Embed a single record of the document’s structured data directly inside the PDF as an attached file. Or reference it by URL. The PDF specification has allowed file attachments since 1999.

nickname: pdfcx
/Desc: pdf-canonical-extraction
formats: JSON · Parquet · SQLite
transport: embedded attachment, or URL
auth: optional, the PDF already carries the human view

One attachment. No fee. No vendor. No roadmap. Here's a skill file for your coding agents.

¶try it

Here's a demo.

If the PDF carries a pdfcx record, you will see it below. No OCR, no parsing, no guessing. If it does not, you will see what we have all been settling for.

drop a PDF

¶adopters

Who ships with pdfcx.

Live roster from promote.txt. Send a pull request to add yourself.

loading the roster…

¶the only real risk

We also track misrepresentation.

The only way this fails is if someone writes one thing in the document’s human view and something else in its data. We treat that as malpractice, and we keep a public list. Names appear below with reproducible evidence.

Live roster from warn.txt.

loading the roster…

¶the economic reality

We understand. But it’s time to put users first.

Some companies deliberately rasterise their PDF exports to PNG, rotate them by one to five degrees, and re-export, deliberately making their own documents harder to read back. Other companies have built entire businesses, entire investor rounds, on extracting data that was never supposed to have been lost.
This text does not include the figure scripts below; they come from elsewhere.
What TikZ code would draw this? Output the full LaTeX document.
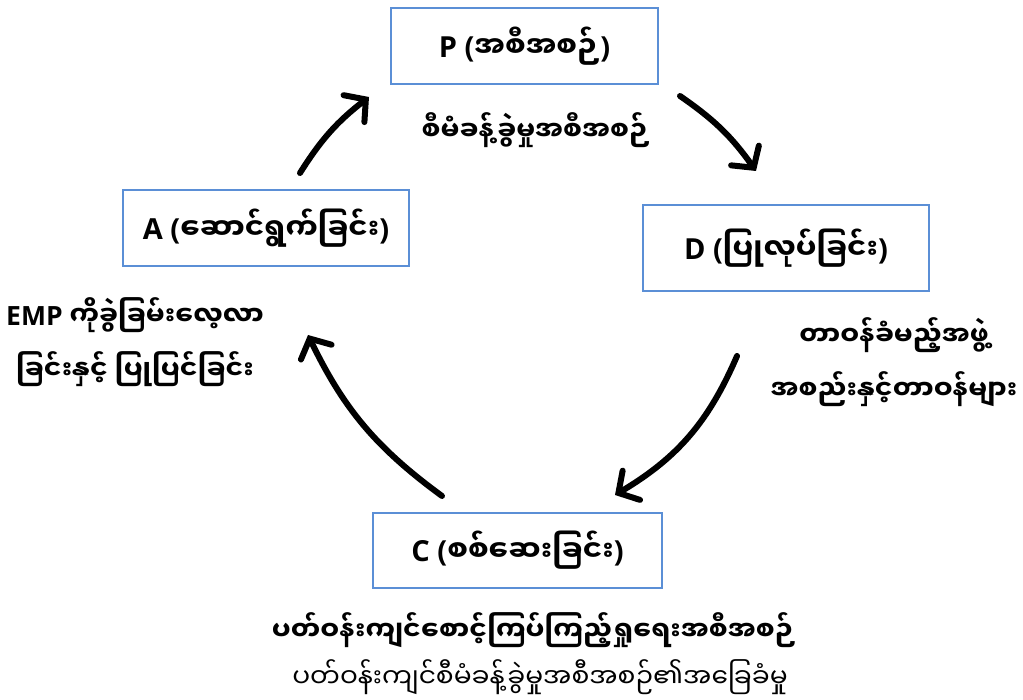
\documentclass[tikz,border=0pt]{standalone}
\usepackage{fontspec}
\setmainfont{Open Sans}
\newfontfamily\mmfont[Script=Myanmar]{Noto Sans Myanmar UI}
\usetikzlibrary{arrows.meta}
\definecolor{boxblue}{RGB}{91,143,214}
\newcommand{\mm}[1]{{\mmfont #1}}

\begin{document}
\begin{tikzpicture}[x=1pt,y=-1pt,
  stage/.style={draw=boxblue, line width=2pt, inner sep=0pt,
    font=\bfseries\fontsize{29}{34}\selectfont},
  note/.style={align=center, font=\bfseries\fontsize{26.5}{54}\selectfont},
  plain/.style={align=center, font=\fontsize{26.5}{30}\selectfont},
  cyc/.style={line width=6pt, line cap=round,
    -{Straight Barb[length=15pt,width=34pt,line cap=round]}}]
\useasboundingbox (0,0) rectangle (1023,700);

% the four PDCA stages
\node[stage, minimum width=267pt, minimum height=76pt] (P) at (524.5,46) {P (\mm{အစီအစဉ်})};
\node[stage, minimum width=286pt, minimum height=76pt] (A) at (266,228) {A (\mm{ဆောင်ရွက်ခြင်း})};
\node[stage, minimum width=286pt, minimum height=86pt] (D) at (786,248) {D (\mm{ပြုလုပ်ခြင်း})};
\node[stage, minimum width=289pt, minimum height=75pt] (C) at (517.5,550.5) {C (\mm{စစ်ဆေးခြင်း})};

% explanations beside each stage
\node[note] (Pn) at (536,130) {\mm{စီမံခန့်ခွဲမှုအစီအစဉ်}};
\node[note] (An) at (135,342) {EMP \mm{ကိုခွဲခြမ်းလေ့လာ}\\\mm{ခြင်းနှင့် ပြုပြင်ခြင်း}};
\node[note] (Dn) at (894,362) {\mm{တာဝန်ခံမည့်အဖွဲ့}\\\mm{အစည်းနှင့်တာဝန်များ}};
\node[note] (Cn) at (534,630) {\mm{ပတ်ဝန်းကျင်စောင့်ကြပ်ကြည့်ရှုရေးအစီအစဉ်}};
\node[plain] (Cm) at (540,677) {\mm{ပတ်ဝန်းကျင်စီမံခန့်ခွဲမှုအစီအစဉ်၏အခြေခံမှု}};

% cycle arrows
\coordinate (a1) at (300,173);
\coordinate (p1) at (369,97);
\coordinate (p2) at (680,96);
\coordinate (d1) at (756,171);
\coordinate (d2) at (737,356);
\coordinate (c1) at (615,495);
\coordinate (c2) at (442,496);
\coordinate (a2) at (308,335);
\draw[cyc] (a1) to[bend left=10] (p1);
\draw[cyc] (p2) to[bend left=10] (d1);
\draw[cyc] (d2) to[bend left=18] (c1);
\draw[cyc] (c2) to[bend left=14] (a2);
\end{tikzpicture}
\end{document}
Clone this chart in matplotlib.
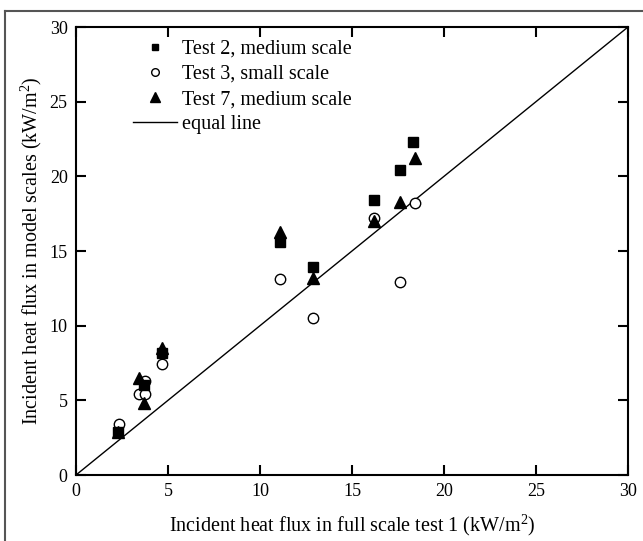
import matplotlib
matplotlib.use("Agg")
import matplotlib.pyplot as plt
from matplotlib.lines import Line2D

plt.rcParams['font.family'] = ['Liberation Serif', 'DejaVu Serif']
plt.rcParams['mathtext.fontset'] = 'custom'
plt.rcParams['mathtext.rm'] = 'Liberation Serif'
plt.rcParams['mathtext.it'] = 'Liberation Serif:italic'

# Data
t2_x = [2.3, 3.7, 4.7, 11.1, 12.9, 16.2, 17.6, 18.3]
t2_y = [2.9, 6.0, 8.15, 15.6, 13.9, 18.4, 20.4, 22.3]

t3_x = [2.35, 3.4, 3.75, 3.75, 4.7, 11.1, 12.9, 16.2, 17.6, 18.4]
t3_y = [3.4, 5.45, 5.45, 6.3, 7.45, 13.1, 10.5, 17.2, 12.9, 18.2]

t7_x = [2.3, 3.4, 3.7, 4.7, 11.1, 12.9, 16.2, 17.6, 18.4]
t7_y = [2.9, 6.5, 4.85, 8.5, 16.3, 13.2, 17.0, 18.3, 21.2]

equal_x = [0, 30]
equal_y = [0, 30]

xticks = [0, 5, 10, 15, 20, 25, 30]
yticks = [0, 5, 10, 15, 20, 25, 30]

fig = plt.figure(figsize=(6.43, 5.41), dpi=100)
ax = fig.add_axes([76/643, 1-475/541, (628-76)/643, (475-27)/541])

ax.plot(equal_x, equal_y, color='black', lw=1.0, label='equal line', zorder=1)
ax.plot(t3_x, t3_y, 'o', mfc='white', mec='black', mew=1.0, ms=7.5,
        label='Test 3, small scale', zorder=2)
ax.plot(t2_x, t2_y, 's', color='black', ms=6.5, label='Test 2, medium scale', zorder=3)
ax.plot(t7_x, t7_y, '^', color='black', ms=8, label='Test 7, medium scale', zorder=3)

ax.set_xlim(0, 30)
ax.set_ylim(0, 30)
ax.set_xticks(xticks)
ax.set_yticks(yticks)
ax.tick_params(direction='in', length=7, width=1.5, top=True, right=True,
               labelsize=13, pad=6)
for s in ax.spines.values():
    s.set_linewidth(1.5)

ax.set_xlabel('Incident heat flux in full scale test 1 (kW/m$\\mathregular{^2}$)', fontsize=14.5, labelpad=9)
ax.set_ylabel('Incident heat flux in model scales (kW/m$\\mathregular{^2}$)', fontsize=14.5, labelpad=4)

handles = [
    Line2D([], [], ls='none', marker='s', color='black', ms=5),
    Line2D([], [], ls='none', marker='o', mfc='white', mec='black', ms=5.5),
    Line2D([], [], ls='none', marker='^', color='black', ms=7),
    Line2D([], [], color='black', lw=1.0),
]
labels = ['Test 2, medium scale', 'Test 3, small scale', 'Test 7, medium scale', 'equal line']
ax.legend(handles, labels, loc='upper left', bbox_to_anchor=(0.07, 1.012), frameon=False,
          fontsize=14.5, handlelength=2.2, handletextpad=0.25, labelspacing=0.3)

# outer frame
fx = 5/643
fy = 1 - 11/541
fig.add_artist(Line2D([fx, 1], [fy, fy], transform=fig.transFigure, color='#555555', lw=1.5))
fig.add_artist(Line2D([fx, fx], [0, fy], transform=fig.transFigure, color='#555555', lw=1.5))

fig.savefig('out.png', dpi=100)
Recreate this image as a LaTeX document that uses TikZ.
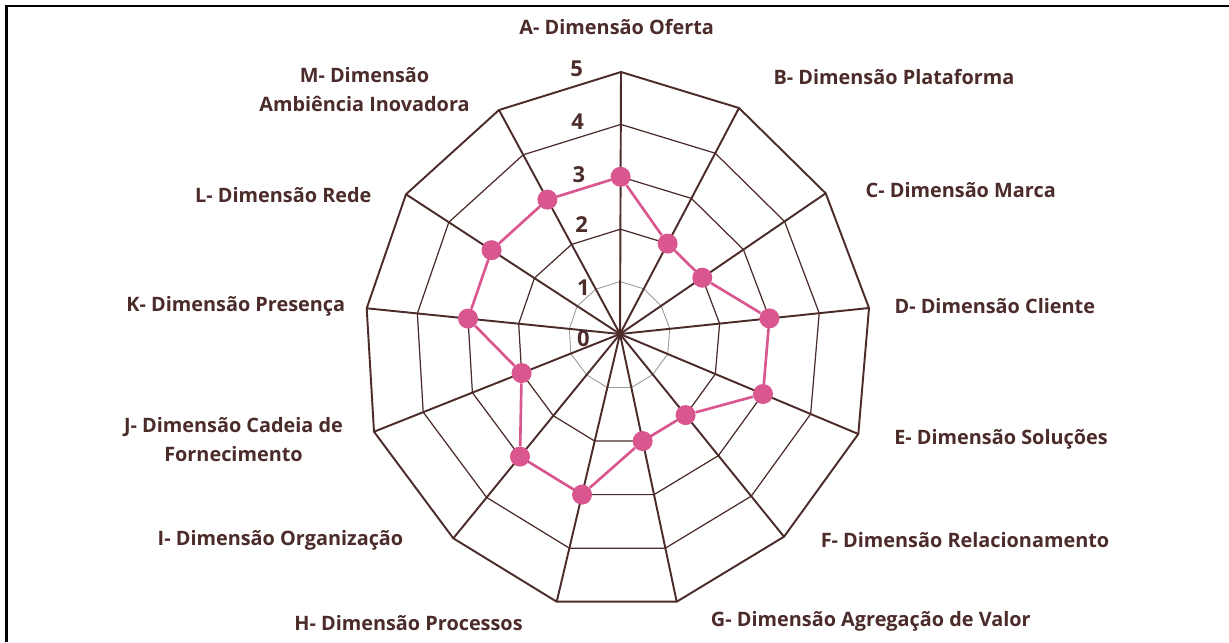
\documentclass[tikz,border=0pt]{standalone}
\usepackage{fontspec}
\setmainfont{Open Sans}
\usetikzlibrary{calc}
\definecolor{brownc}{HTML}{4B2C2A}
\definecolor{pinkc}{HTML}{D9568F}
\definecolor{grayc}{HTML}{9A9A9A}
\begin{document}
\begin{tikzpicture}[x=0.02cm,y=-0.02cm,
  lbl/.style={text=brownc,font=\fontsize{11.3}{16.5}\selectfont\bfseries,align=center,inner sep=0pt},
  num/.style={text=brownc,font=\fontsize{12.5}{14}\selectfont\bfseries,inner sep=0pt},
  axisline/.style={draw=brownc,line width=1.1pt},
  ringline/.style={draw=brownc,line width=0.7pt,line join=miter},
  outerring/.style={draw=brownc,line width=1.1pt,line join=miter},
  innerring/.style={draw=grayc,line width=0.5pt},
  dot/.style={circle,fill=pinkc,minimum size=0.4cm,inner sep=0pt},
  dataline/.style={draw=pinkc,line width=1.5pt,line join=round},
  frameline/.style={draw=black,line width=1.2pt}]
\useasboundingbox (0,0) rectangle (1229,642);
\fill[white] (0,0) rectangle (1229,642);
\draw[frameline] (6.5,642) -- (6.5,6) -- (1229,6);

% centre and outer vertices
\coordinate (O) at (620,334);
\coordinate (vA) at (621,72);
\coordinate (vB) at (739,108);
\coordinate (vC) at (825.7,193.3);
\coordinate (vD) at (869,308);
\coordinate (vE) at (858.3,434);
\coordinate (vF) at (784,536.7);
\coordinate (vG) at (676.7,601.7);
\coordinate (vH) at (556.7,601.7);
\coordinate (vI) at (453.3,538.3);
\coordinate (vJ) at (374,431.7);
\coordinate (vK) at (366.7,308.3);
\coordinate (vL) at (406,194.3);
\coordinate (vM) at (499,110);

% rings
\draw[innerring] ($(O)!0.2!(vA)$) \foreach \v in {B,C,D,E,F,G,H,I,J,K,L,M}{ -- ($(O)!0.2!(v\v)$)} -- cycle;
\foreach \k in {0.4,0.6,0.8}{
  \draw[ringline] ($(O)!\k!(vA)$) \foreach \v in {B,C,D,E,F,G,H,I,J,K,L,M}{ -- ($(O)!\k!(v\v)$)} -- cycle;
}
\draw[outerring] (vA) \foreach \v in {B,C,D,E,F,G,H,I,J,K,L,M}{ -- (v\v)} -- cycle;

% axes
\foreach \v in {A,B,C,D,E,F,G,H,I,J,K,L,M}{
  \draw[axisline] (O) -- (v\v);
}

% scale numbers
\node[num] (n0) at (583.3,338.3) {0};
\node[num] (n1) at (583.3,287.3) {1};
\node[num] (n2) at (581.7,225) {2};
\node[num] (n3) at (579,175) {3};
\node[num] (n4) at (577.7,121.7) {4};
\node[num] (n5) at (576.7,68.3) {5};

% data points
\node[dot] (pA) at ($(O)!0.6!(vA)$) {};
\node[dot] (pB) at ($(O)!0.4!(vB)$) {};
\node[dot] (pC) at ($(O)!0.4!(vC)$) {};
\node[dot] (pD) at ($(O)!0.6!(vD)$) {};
\node[dot] (pE) at ($(O)!0.6!(vE)$) {};
\node[dot] (pF) at ($(O)!0.4!(vF)$) {};
\node[dot] (pG) at ($(O)!0.4!(vG)$) {};
\node[dot] (pH) at ($(O)!0.6!(vH)$) {};
\node[dot] (pI) at ($(O)!0.6!(vI)$) {};
\node[dot] (pJ) at ($(O)!0.4!(vJ)$) {};
\node[dot] (pK) at ($(O)!0.6!(vK)$) {};
\node[dot] (pL) at ($(O)!0.6!(vL)$) {};
\node[dot] (pM) at ($(O)!0.6!(vM)$) {};
\draw[dataline] (pA) -- (pB) -- (pC) -- (pD) -- (pE) -- (pF) -- (pG) -- (pH) -- (pI) -- (pJ) -- (pK) -- (pL) -- (pM) -- (pA);

% labels
\node[lbl] (lA) at (616.7,26.7) {A- Dimensão Oferta};
\node[lbl] (lB) at (894,76.7) {B- Dimensão Plataforma};
\node[lbl] (lC) at (960.7,190) {C- Dimensão Marca};
\node[lbl] (lD) at (994.8,306) {D- Dimensão Cliente};
\node[lbl] (lE) at (1001,439.3) {E- Dimensão Soluções};
\node[lbl] (lF) at (965,540) {F- Dimensão Relacionamento};
\node[lbl] (lG) at (870.8,621.7) {G- Dimensão Agregação de Valor};
\node[lbl] (lH) at (408.5,622.7) {H- Dimensão Processos};
\node[lbl] (lI) at (280.5,540) {I- Dimensão Organização};
\node[lbl] (lJ) at (233.5,439.5) {J- Dimensão Cadeia de\\Fornecimento};
\node[lbl] (lK) at (235.8,306) {K- Dimensão Presença};
\node[lbl] (lL) at (283.3,195) {L- Dimensão Rede};
\node[lbl] (lM) at (364.5,89.2) {M- Dimensão\\Ambiência Inovadora};
\end{tikzpicture}
\end{document}
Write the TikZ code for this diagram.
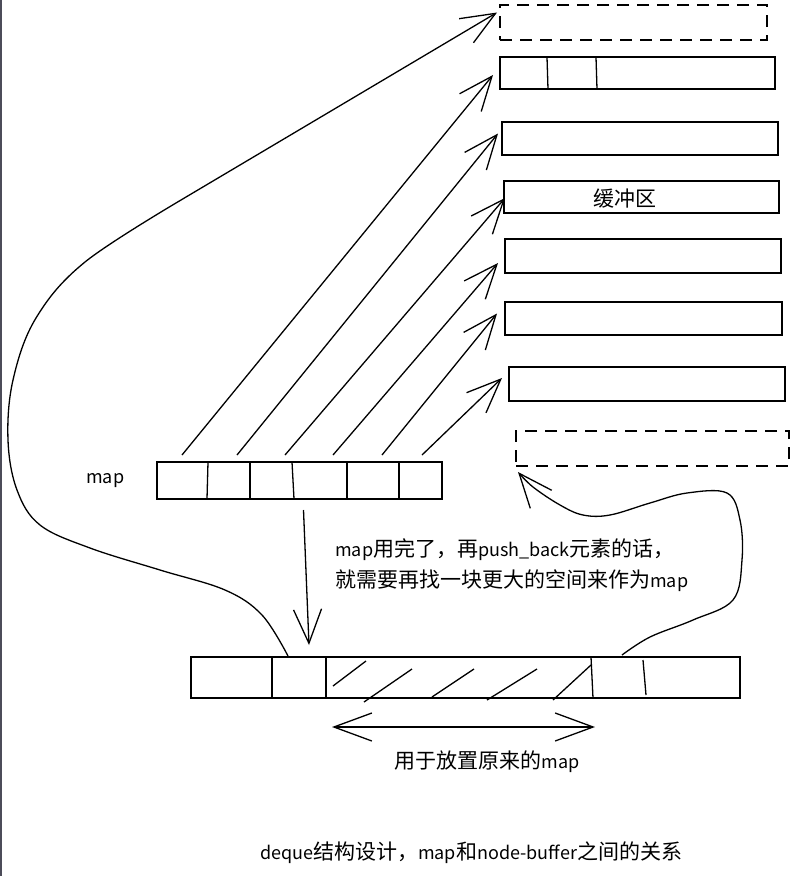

We acknowledge that many companies and investors are counting on the business model of document extraction to continue. But it’s time to put this era behind us and put users first. The accuracy of business data is worth more than the revenue of approximately extracting it.

¶acknowledgements

We are not the first to say this.

Dittrich & Bender’s Janiform Intra-Document Analytics for Reproducible Research (VLDB 2015) introduced Portable Database Files for research papers. Germany and France have mandated ZUGFeRD / Factur-X for electronic invoicing, using PDF/A-3 with embedded CII XML per EN 16931. The US SEC and the EU ESMA require Inline XBRL for financial filings. pdfcx is not invention. It is consensus: that every PDF, not just those from tax authorities and research groups, should carry its own truth.